Why you’re probably ok:
The rarity of the disease far exceeds the error rate of the positive test. Meaning, the disease occurs in 1 out of a million people, so if you are tested at random and show positive, you only have a 1 out of 30,000 chance (the 3% false-positive rate) of being the the 1 person who truly has the disease.
Alright since I am actually currently learning about Bayes theorem. Assuming 97% accuracy means 3% chance of false negative and false positive. If you test positive. You have a 0.0032% of actually having the disease. If someone wants to double check me I encourage it.
Tactical RPGs have basically taught me that anything below 100% is almost always a miss and even 100% isn’t guaranteed.
I missed a very important 96% shot in XCOM last night. I’m still thinking about it.
The doctor is the one with the correct reaction there. Go do the second test.
I mean, yes…
But at 1/30,000 , they should say “get the second test… but be SUPER CAREFUL on the drive”, since at 1/30000 you’re still an order of magnitude more likely to die in an MVA.
This is ideal bedside manner.
I’ve always thought that I’d make an exceptional professional in the field of medicine.
The only thing really holding me back is my unfathomable depth of ignorance regarding the human body, or health in general.
At one point in my life, I believed that to be a deal breaker. Cheers, RFK Jr.
Accuracy and False Positive Rates are two different numbers.
I’m tired and my brain is being dumb right now, but when you said that my first thought was of course American. 97% accuracy grouping bullets is a lot different than 97% sure a gun was fired.
One says Johnny got shot in the kidney, the other says a truck may have misfired down the road.
This is one of the main reasons doctors don’t ‘just give you a battery of tests’. Not only is that expensive, but if you are running dozens of tests, the chance one of them gives a false positive is pretty high. So now you not only wasted a pile of money, but you also think you have some rare disease you don’t actually have. So you waste even more time and money treating that disease you don’t have.
Doctors run tests for things they think you might actually have, which diminishes the false positive chance.

Interpret it how you will.
This is why we use specificity and sensitivity stats for medical tests. If the test has a sensitivity of 97%, you should definitely be worried.
In the case of trying to minimize false positives, you want the specificity to be high, not necessarily the sensitivity, which is associated with false negatives.
And 97% specificity with a very low pretest probability still results in a low probability for disease, which is why screening for so many diseases is difficult, even if diagnosing them can be easy if there are clinical signs and symptoms in addition the the test. The clinical background can increase the pretest probability significantly, allowing the test to do its job.

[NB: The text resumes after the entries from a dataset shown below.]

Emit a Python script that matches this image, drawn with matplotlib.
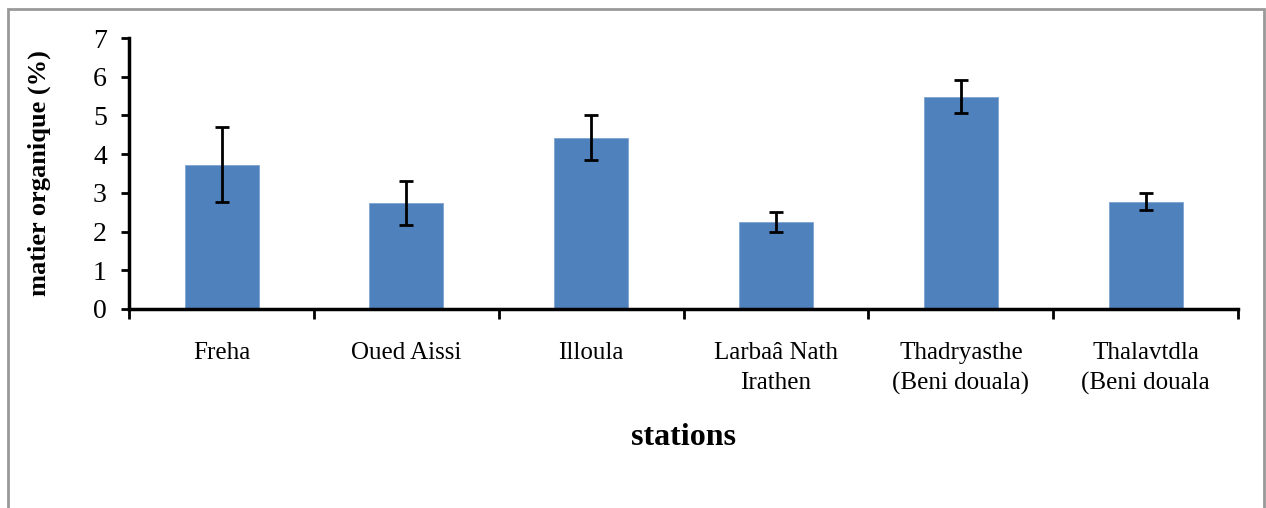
import numpy as np
import matplotlib.pyplot as plt
from matplotlib.patches import Rectangle

# Données
stations = ['Freha', 'Oued Aissi', 'Illoula', 'Larbaâ Nath\nIrathen',
            'Thadryasthe\n(Beni douala)', 'Thalavtdla\n(Beni douala']
matiere = [3.73, 2.74, 4.43, 2.25, 5.49, 2.77]
erreur = [0.96, 0.57, 0.57, 0.25, 0.43, 0.22]

plt.rcParams['font.family'] = ['Liberation Serif', 'DejaVu Serif']

fig = plt.figure(figsize=(12.66, 5.08), dpi=100)
ax = fig.add_axes([0.102, 0.392, 0.876, 0.533])

# Cadre gris autour du graphique
fig.patches.append(Rectangle((8 / 1266, -0.1), 1256 / 1266, 1.1 - 9 / 508,
                             transform=fig.transFigure, fill=False,
                             edgecolor='#999999', linewidth=2))

x = np.arange(len(stations))
ax.bar(x, matiere, width=0.4, color='#4f81bd', edgecolor='#7ea3d3', linewidth=0.6)
ax.errorbar(x, matiere, yerr=erreur, fmt='none', ecolor='black',
            elinewidth=2, capsize=5, capthick=2)

ax.set_xlim(-0.5, len(stations) - 0.5)
ax.set_ylim(0, 7)
ax.set_yticks(range(8))
ax.tick_params(axis='y', direction='out', length=6, width=2, labelsize=20, pad=10)

# Ticks majeurs aux limites des catégories, étiquettes sur ticks mineurs
ax.set_xticks(np.arange(-0.5, len(stations), 1))
ax.set_xticklabels([])
ax.tick_params(axis='x', which='major', direction='out', length=7, width=2)
ax.set_xticks(x, minor=True)
ax.set_xticklabels(stations, minor=True, fontsize=18, linespacing=1.45)
ax.tick_params(axis='x', which='minor', length=0, pad=24)

for side in ['top', 'right']:
    ax.spines[side].set_visible(False)
ax.spines['left'].set_linewidth(2.5)
ax.spines['bottom'].set_linewidth(2.5)

ax.set_ylabel('matier organique (%)', fontsize=19, fontweight='bold', labelpad=30)
ax.set_xlabel('stations', fontsize=23, fontweight='bold', labelpad=20)

fig.savefig('out.png', dpi=100)
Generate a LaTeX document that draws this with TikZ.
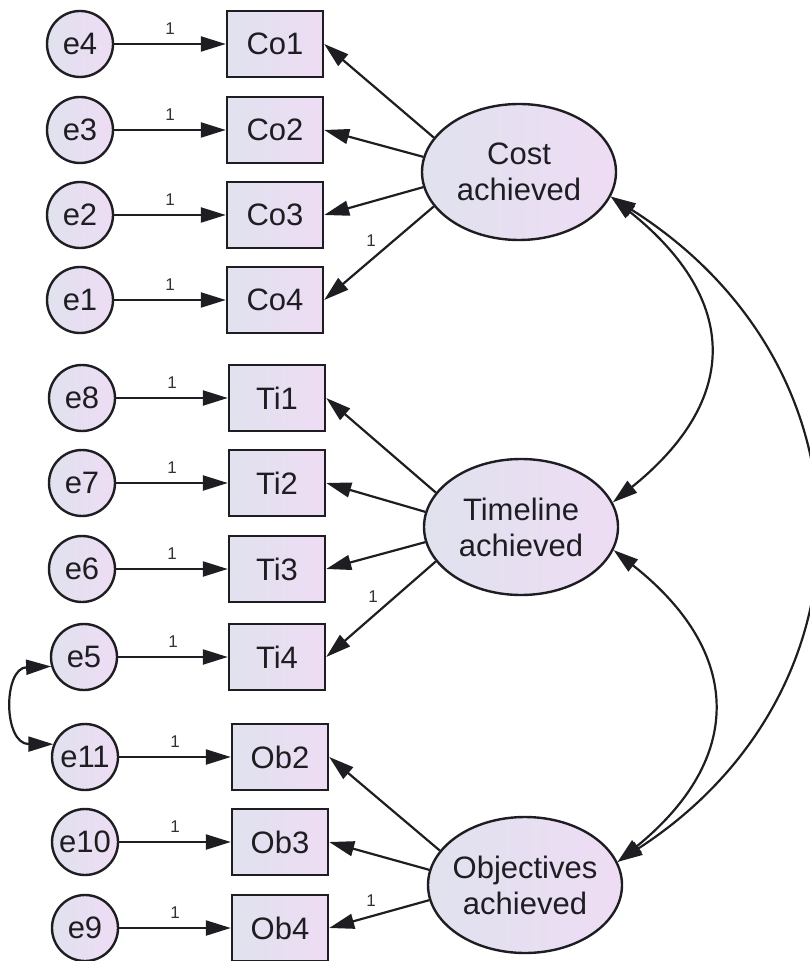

Another very relevant video from 3Blue1Brown about the problem.
Yes, understood, ideally you would have two tests, one with high sensitivity to give some confidence that the disease is there, following by the high specificity test to compound the probability and rule out the false positive. Usually most tests have a trade off between specificity and sensitivity so two tests are needed.
Edit:
Watched the two videos, I love both these YouTubers but haven’t seen either video before. The calculating of the Bayes factor as an update to the prior odds was very interesting, helped increase my understanding, thank you.
I almost died of a dental abscess back in 2008, which led to a multi systemic failure. That was fun, but I’m still alive today.
Fuckall with worrying about life anymore, if I ain’t dead yet, well I’m not dead. I’m doing okay BTW…
Any day we’re all breathing is a good day
Be well, friend
Today I broke my personal record for consecutive days lived!